A cryptographic hash function (CHF), Hashing Algorithm or simply a hash function is a mathematical algorithm that condenses
data of any length (often called the "message") to a bit array of a fixed-length (the "hash value", "hash", or "message digest").
It is a unidirectional process, that is, a function which is practically infeasible to invert and get back the original data..
A good hash algorithm should be complex enough such that it does not produce the same hash value from two different inputs. If it does,
this is known as a hash collision. A hash algorithm can only be considered good and acceptable if it can offer a very low chance of collision.
A good hashing algorithm would exhibit a property called the avalanche effect, where the resulting hash output would change significantly
or entirely even when a single bit or byte of data within a file is changed. A hash function that does not do this is considered to have poor
randomization, which would be easy to break by hackers.
Ideally, the only way to find a message that produces a given hash is to attempt a brute-force search of possible inputs to see if
they produce a match, or use a rainbow table of matched hashes. Cryptographic hash functions are a basic tool of modern cryptography.
For example,
“The quick brown fox jumps over the lazy dog”

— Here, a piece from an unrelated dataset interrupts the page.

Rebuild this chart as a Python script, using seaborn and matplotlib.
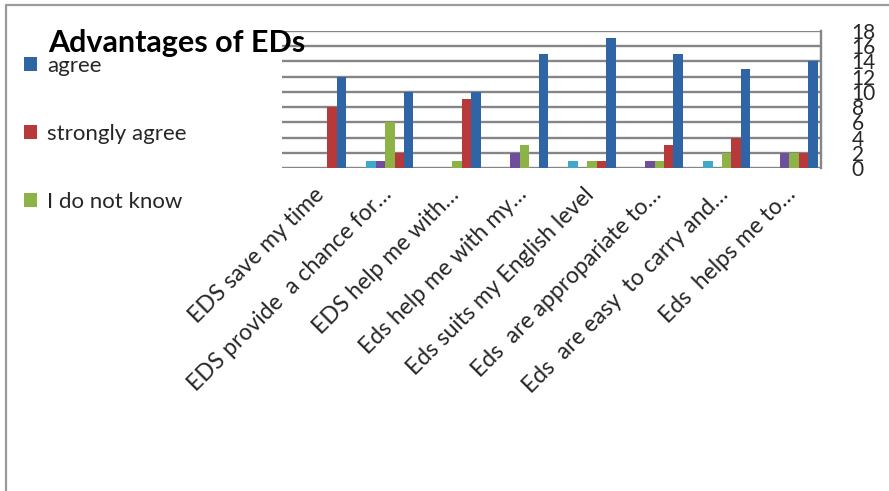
import matplotlib
matplotlib.use("Agg")
import matplotlib.pyplot as plt
import matplotlib.transforms as mtransforms
from matplotlib.patches import Patch
from matplotlib.lines import Line2D
import seaborn as sns
import pandas as pd

# Survey statements (x categories)
statements = [
    "EDS save my time",
    "EDS provide  a chance for…",
    "EDS help me with…",
    "Eds help me with my…",
    "Eds suits my English level",
    "Eds  are appropariate to…",
    "Eds  are easy  to carry and…",
    "Eds  helps me to…",
]

# Response counts per statement
strongly_disagree = [0, 1, 0, 0, 1, 0, 1, 0]
disagree = [0, 1, 0, 2, 0, 1, 0, 2]
dont_know = [0, 6, 1, 3, 1, 1, 2, 2]
strongly_agree = [8, 2, 9, 0, 1, 3, 4, 2]
agree = [12, 10, 10, 15, 17, 15, 13, 14]

responses = ["strongly disagree", "disagree", "I do not know", "strongly agree", "agree"]
y_ticks = [0, 2, 4, 6, 8, 10, 12, 14, 16, 18]

colors = {
    "strongly disagree": "#3FA9C9",
    "disagree": "#6F4F9C",
    "I do not know": "#8DB246",
    "strongly agree": "#B8393A",
    "agree": "#2F64A5",
}

series = [strongly_disagree, disagree, dont_know, strongly_agree, agree]
rows = []
for resp, vals in zip(responses, series):
    for stmt, v in zip(statements, vals):
        rows.append({"statement": stmt, "response": resp, "count": v})
df = pd.DataFrame(rows)

sns.set_theme(style="white")
plt.rcParams["font.family"] = ["Lato", "DejaVu Sans"]

W, H = 889, 491
fig = plt.figure(figsize=(W / 100, H / 100), dpi=100)
fig.patch.set_facecolor("white")

left, right, top, bottom = 282, 821, 30.7, 168.3
ax = fig.add_axes([left / W, 1 - bottom / H, (right - left) / W, (bottom - top) / H])

sns.barplot(
    data=df, x="statement", y="count", hue="response",
    hue_order=responses, order=statements, palette=colors,
    width=0.7, saturation=1, legend=False, ax=ax,
    edgecolor="none", zorder=3,
)

ax.set_xlim(-0.6, 7.4)
ax.set_ylim(0, 18)
ax.set_yticks(y_ticks)
ax.set_yticklabels([str(t) for t in y_ticks], fontsize=15)
ax.yaxis.tick_right()
ax.tick_params(axis="y", length=0, pad=22)
ax.tick_params(axis="x", length=0, pad=6)
ax.set_xlabel("")
ax.set_ylabel("")
ax.grid(axis="y", color="#858585", linewidth=1.7, zorder=0)
ax.set_axisbelow(True)
for side in ["left", "top", "bottom"]:
    ax.spines[side].set_visible(False)
ax.spines["right"].set_color("#858585")
ax.spines["right"].set_linewidth(1.7)

ax.set_xticks(range(len(statements)))
ax.set_xticklabels(statements, rotation=45, ha="right", va="top",
                   rotation_mode="anchor", fontsize=16.5)
shift = mtransforms.ScaledTranslation(-9 / 100, -7 / 100, fig.dpi_scale_trans)
for lab in ax.get_xticklabels():
    lab.set_transform(lab.get_transform() + shift)

# Title
fig.text(48 / W, 1 - 52 / H, "Advantages of EDs", fontsize=22,
         fontweight="bold", va="baseline", ha="left", color="black")

# Legend
handles = [Patch(facecolor=colors[r], edgecolor="none") for r in ["agree", "strongly agree", "I do not know"]]
fig.legend(handles, ["agree", "strongly agree", "I do not know"],
           loc="upper left", bbox_to_anchor=(24 / W, 1 - 56 / H),
           frameon=False, fontsize=16, handlelength=0.6, handleheight=0.6,
           handletextpad=0.45, labelspacing=2.15, borderpad=0, borderaxespad=0)

# Outer frame (left and top edges)
fig.add_artist(Line2D([6 / W, 6 / W, 1], [0, 1 - 5 / H, 1 - 5 / H],
                      transform=fig.transFigure, color="#9A9A9A", linewidth=1.6))

fig.savefig("out.png", dpi=100, facecolor="white")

and once we run a specific hashing algorithm, let’s say SHA256 we get the below result:
“d7a8fbb307d7809469ca9abcb0082e4f8d5651e46d3cdb762d02d0bf37c9e592 “
This above result is known as a hash or Message digest.
Since, it’s also known as one-way encryption, Its almost impossible to revert back the hash value to
“The quick brown fox jumps over the lazy dog”,
though it’s not always true.
Again, the avalanche effect says, Even the smallest change to data will produce a different hash value. Lets make a little change to our data above to
“Tha quick brown fox jumps over the lazy dog”.
We have substituted an ‘e’ for an ‘a’ , the new hash output will be –
“0a4cbc8b6ca6e2b6230145547bc6512ce83352d6689a233561a54eb0c9c387cc”
.
And you can see that both are of fixed length.
1.1 The ideal cryptographic hash function has the following main properties:
• it is deterministic, meaning that the same message always results in the same hash
• it is quick to compute the hash value for any given message.
• it is infeasible to generate a message that yields a given hash value
(i.e. to reverse the process that generated the given hash value).
• it is infeasible to find two different messages with the same hash value.
• a small change to a message should change the hash value so extensively that
the new hash value appears uncorrelated with the old hash value (avalanche effect).
1.2 What are the benefits of Hashing?
One main use of hashing is to compare two files for equality. Without opening two document files to compare them word-for-word, the calculated hash values of these files will allow the owner to know immediately if they are different.
Hashing is also used to verify the integrity of a file after it has been transferred from one place to another, typically in a file backup program like SyncBack. To ensure the transferred file is not corrupted, a user can compare the hash value of both files. If they are the same, then the transferred file is an identical copy.
In some situations, an encrypted file may be designed to never change the file size nor the last modification date and time (for example, virtual drive container files). In such cases, it would be impossible to tell at a glance if two similar files are different or not, but the hash values would easily tell these files apart if they are different.